(Material provided):
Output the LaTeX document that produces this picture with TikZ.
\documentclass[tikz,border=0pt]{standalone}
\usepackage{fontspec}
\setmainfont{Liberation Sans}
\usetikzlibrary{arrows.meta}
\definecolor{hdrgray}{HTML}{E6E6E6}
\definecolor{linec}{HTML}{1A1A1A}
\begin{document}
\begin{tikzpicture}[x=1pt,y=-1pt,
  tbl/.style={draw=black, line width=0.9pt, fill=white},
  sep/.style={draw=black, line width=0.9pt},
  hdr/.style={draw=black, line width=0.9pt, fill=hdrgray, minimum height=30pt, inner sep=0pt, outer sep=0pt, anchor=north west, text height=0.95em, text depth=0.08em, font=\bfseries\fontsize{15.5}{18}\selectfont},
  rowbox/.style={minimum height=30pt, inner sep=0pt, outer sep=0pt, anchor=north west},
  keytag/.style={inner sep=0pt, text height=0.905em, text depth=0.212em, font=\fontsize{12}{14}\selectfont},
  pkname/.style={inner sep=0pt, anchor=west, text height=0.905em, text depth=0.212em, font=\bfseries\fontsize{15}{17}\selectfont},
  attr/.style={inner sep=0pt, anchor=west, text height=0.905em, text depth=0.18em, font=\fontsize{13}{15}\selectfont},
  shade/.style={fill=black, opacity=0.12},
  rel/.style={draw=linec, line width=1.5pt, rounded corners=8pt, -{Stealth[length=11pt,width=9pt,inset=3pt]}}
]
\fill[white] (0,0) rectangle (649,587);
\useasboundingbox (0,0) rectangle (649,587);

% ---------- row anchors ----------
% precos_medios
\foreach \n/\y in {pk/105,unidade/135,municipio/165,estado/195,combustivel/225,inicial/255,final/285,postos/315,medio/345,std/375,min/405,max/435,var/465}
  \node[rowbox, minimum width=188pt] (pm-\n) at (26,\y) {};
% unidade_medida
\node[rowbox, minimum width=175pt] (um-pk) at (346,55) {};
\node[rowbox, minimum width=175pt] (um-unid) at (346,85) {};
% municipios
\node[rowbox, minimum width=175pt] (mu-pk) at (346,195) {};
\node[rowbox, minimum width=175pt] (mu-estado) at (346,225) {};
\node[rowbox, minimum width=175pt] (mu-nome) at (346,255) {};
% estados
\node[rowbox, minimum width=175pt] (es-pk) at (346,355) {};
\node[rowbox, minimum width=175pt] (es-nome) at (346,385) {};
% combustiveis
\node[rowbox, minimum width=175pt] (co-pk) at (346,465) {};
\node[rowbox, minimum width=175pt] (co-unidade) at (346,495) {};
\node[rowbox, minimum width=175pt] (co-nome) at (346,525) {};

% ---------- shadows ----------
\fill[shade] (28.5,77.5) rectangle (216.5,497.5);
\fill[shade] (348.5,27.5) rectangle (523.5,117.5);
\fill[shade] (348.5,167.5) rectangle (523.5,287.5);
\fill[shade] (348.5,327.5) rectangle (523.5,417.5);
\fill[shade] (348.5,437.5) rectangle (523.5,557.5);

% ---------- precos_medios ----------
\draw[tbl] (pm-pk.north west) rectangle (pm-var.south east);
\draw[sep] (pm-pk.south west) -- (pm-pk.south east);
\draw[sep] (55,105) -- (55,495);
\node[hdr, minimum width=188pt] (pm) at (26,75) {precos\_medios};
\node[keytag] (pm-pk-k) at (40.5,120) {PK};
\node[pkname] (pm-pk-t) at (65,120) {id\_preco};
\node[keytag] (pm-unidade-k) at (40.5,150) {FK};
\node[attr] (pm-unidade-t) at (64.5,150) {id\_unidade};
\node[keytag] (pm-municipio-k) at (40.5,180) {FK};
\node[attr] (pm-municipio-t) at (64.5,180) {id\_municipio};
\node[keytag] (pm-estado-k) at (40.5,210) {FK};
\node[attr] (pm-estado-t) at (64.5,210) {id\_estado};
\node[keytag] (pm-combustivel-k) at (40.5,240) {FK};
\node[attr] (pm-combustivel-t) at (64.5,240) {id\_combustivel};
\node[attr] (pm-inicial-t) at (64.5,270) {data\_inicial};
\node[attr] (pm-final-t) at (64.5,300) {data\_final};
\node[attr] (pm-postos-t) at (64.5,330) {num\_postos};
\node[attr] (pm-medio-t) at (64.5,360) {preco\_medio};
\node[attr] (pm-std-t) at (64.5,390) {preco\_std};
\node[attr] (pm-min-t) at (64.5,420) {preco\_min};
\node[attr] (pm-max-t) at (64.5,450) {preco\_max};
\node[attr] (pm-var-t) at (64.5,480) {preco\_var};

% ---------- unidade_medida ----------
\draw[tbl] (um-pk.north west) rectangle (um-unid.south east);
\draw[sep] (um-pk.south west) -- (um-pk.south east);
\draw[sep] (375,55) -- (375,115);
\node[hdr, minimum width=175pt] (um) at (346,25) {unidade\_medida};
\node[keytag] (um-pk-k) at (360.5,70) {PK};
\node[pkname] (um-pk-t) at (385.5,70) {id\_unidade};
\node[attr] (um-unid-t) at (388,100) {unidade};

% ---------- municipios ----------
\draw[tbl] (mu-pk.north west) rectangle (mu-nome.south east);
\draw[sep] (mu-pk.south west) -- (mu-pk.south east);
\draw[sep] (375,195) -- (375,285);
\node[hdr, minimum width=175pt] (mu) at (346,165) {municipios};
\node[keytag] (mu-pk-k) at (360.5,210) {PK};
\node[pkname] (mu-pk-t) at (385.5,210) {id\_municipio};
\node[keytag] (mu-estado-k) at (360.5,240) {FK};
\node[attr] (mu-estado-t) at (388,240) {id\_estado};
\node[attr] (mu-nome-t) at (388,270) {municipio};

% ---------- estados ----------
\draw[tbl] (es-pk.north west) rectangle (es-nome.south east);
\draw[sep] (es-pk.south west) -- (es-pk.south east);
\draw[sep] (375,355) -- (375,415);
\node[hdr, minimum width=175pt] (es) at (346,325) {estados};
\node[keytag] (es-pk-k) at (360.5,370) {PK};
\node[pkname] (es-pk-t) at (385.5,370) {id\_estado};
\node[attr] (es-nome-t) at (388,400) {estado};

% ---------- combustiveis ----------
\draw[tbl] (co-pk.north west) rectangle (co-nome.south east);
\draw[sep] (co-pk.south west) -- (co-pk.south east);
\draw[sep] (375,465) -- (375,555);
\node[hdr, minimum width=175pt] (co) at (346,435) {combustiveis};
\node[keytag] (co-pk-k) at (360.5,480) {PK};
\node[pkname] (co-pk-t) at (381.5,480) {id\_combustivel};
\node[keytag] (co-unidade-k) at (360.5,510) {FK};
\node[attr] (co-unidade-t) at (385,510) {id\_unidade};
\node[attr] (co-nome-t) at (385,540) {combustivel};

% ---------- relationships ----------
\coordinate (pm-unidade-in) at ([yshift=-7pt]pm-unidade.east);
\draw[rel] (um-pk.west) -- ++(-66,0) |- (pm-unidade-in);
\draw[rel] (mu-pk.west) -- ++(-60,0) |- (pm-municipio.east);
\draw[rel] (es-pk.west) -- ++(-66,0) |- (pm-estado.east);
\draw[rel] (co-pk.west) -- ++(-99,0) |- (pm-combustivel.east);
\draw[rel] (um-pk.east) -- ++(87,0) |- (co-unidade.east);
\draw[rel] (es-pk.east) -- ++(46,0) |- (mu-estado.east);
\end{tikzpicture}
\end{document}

* * *

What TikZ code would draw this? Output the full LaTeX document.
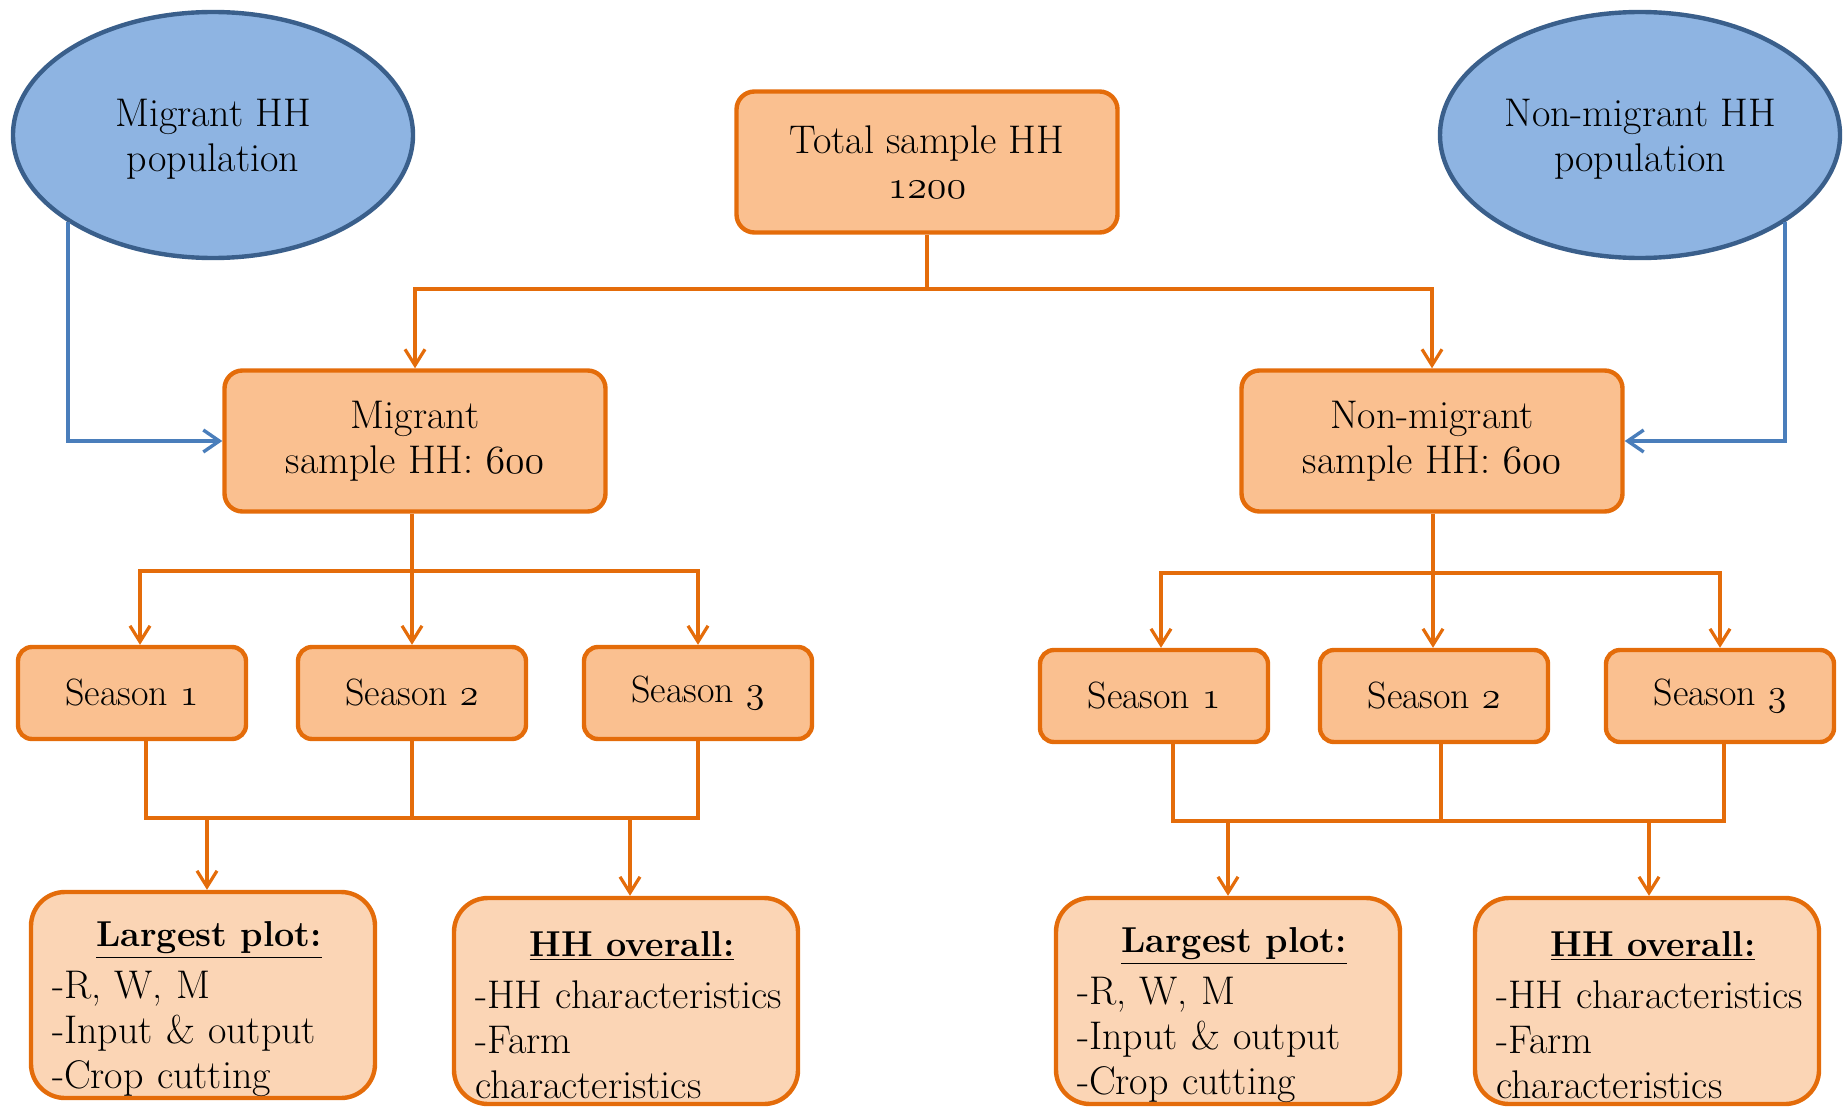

(Your objective): Take the line containing "Output the LaTeX" and the line containing "minimum width=175pt] (co-nome)". Write out both and all lines between, exactly, and nothing more.

(Answer for the task):
Output the LaTeX document that produces this picture with TikZ.
\documentclass[tikz,border=0pt]{standalone}
\usepackage{fontspec}
\setmainfont{Liberation Sans}
\usetikzlibrary{arrows.meta}
\definecolor{hdrgray}{HTML}{E6E6E6}
\definecolor{linec}{HTML}{1A1A1A}
\begin{document}
\begin{tikzpicture}[x=1pt,y=-1pt,
  tbl/.style={draw=black, line width=0.9pt, fill=white},
  sep/.style={draw=black, line width=0.9pt},
  hdr/.style={draw=black, line width=0.9pt, fill=hdrgray, minimum height=30pt, inner sep=0pt, outer sep=0pt, anchor=north west, text height=0.95em, text depth=0.08em, font=\bfseries\fontsize{15.5}{18}\selectfont},
  rowbox/.style={minimum height=30pt, inner sep=0pt, outer sep=0pt, anchor=north west},
  keytag/.style={inner sep=0pt, text height=0.905em, text depth=0.212em, font=\fontsize{12}{14}\selectfont},
  pkname/.style={inner sep=0pt, anchor=west, text height=0.905em, text depth=0.212em, font=\bfseries\fontsize{15}{17}\selectfont},
  attr/.style={inner sep=0pt, anchor=west, text height=0.905em, text depth=0.18em, font=\fontsize{13}{15}\selectfont},
  shade/.style={fill=black, opacity=0.12},
  rel/.style={draw=linec, line width=1.5pt, rounded corners=8pt, -{Stealth[length=11pt,width=9pt,inset=3pt]}}
]
\fill[white] (0,0) rectangle (649,587);
\useasboundingbox (0,0) rectangle (649,587);

% ---------- row anchors ----------
% precos_medios
\foreach \n/\y in {pk/105,unidade/135,municipio/165,estado/195,combustivel/225,inicial/255,final/285,postos/315,medio/345,std/375,min/405,max/435,var/465}
  \node[rowbox, minimum width=188pt] (pm-\n) at (26,\y) {};
% unidade_medida
\node[rowbox, minimum width=175pt] (um-pk) at (346,55) {};
\node[rowbox, minimum width=175pt] (um-unid) at (346,85) {};
% municipios
\node[rowbox, minimum width=175pt] (mu-pk) at (346,195) {};
\node[rowbox, minimum width=175pt] (mu-estado) at (346,225) {};
\node[rowbox, minimum width=175pt] (mu-nome) at (346,255) {};
% estados
\node[rowbox, minimum width=175pt] (es-pk) at (346,355) {};
\node[rowbox, minimum width=175pt] (es-nome) at (346,385) {};
% combustiveis
\node[rowbox, minimum width=175pt] (co-pk) at (346,465) {};
\node[rowbox, minimum width=175pt] (co-unidade) at (346,495) {};
\node[rowbox, minimum width=175pt] (co-nome) at (346,525) {};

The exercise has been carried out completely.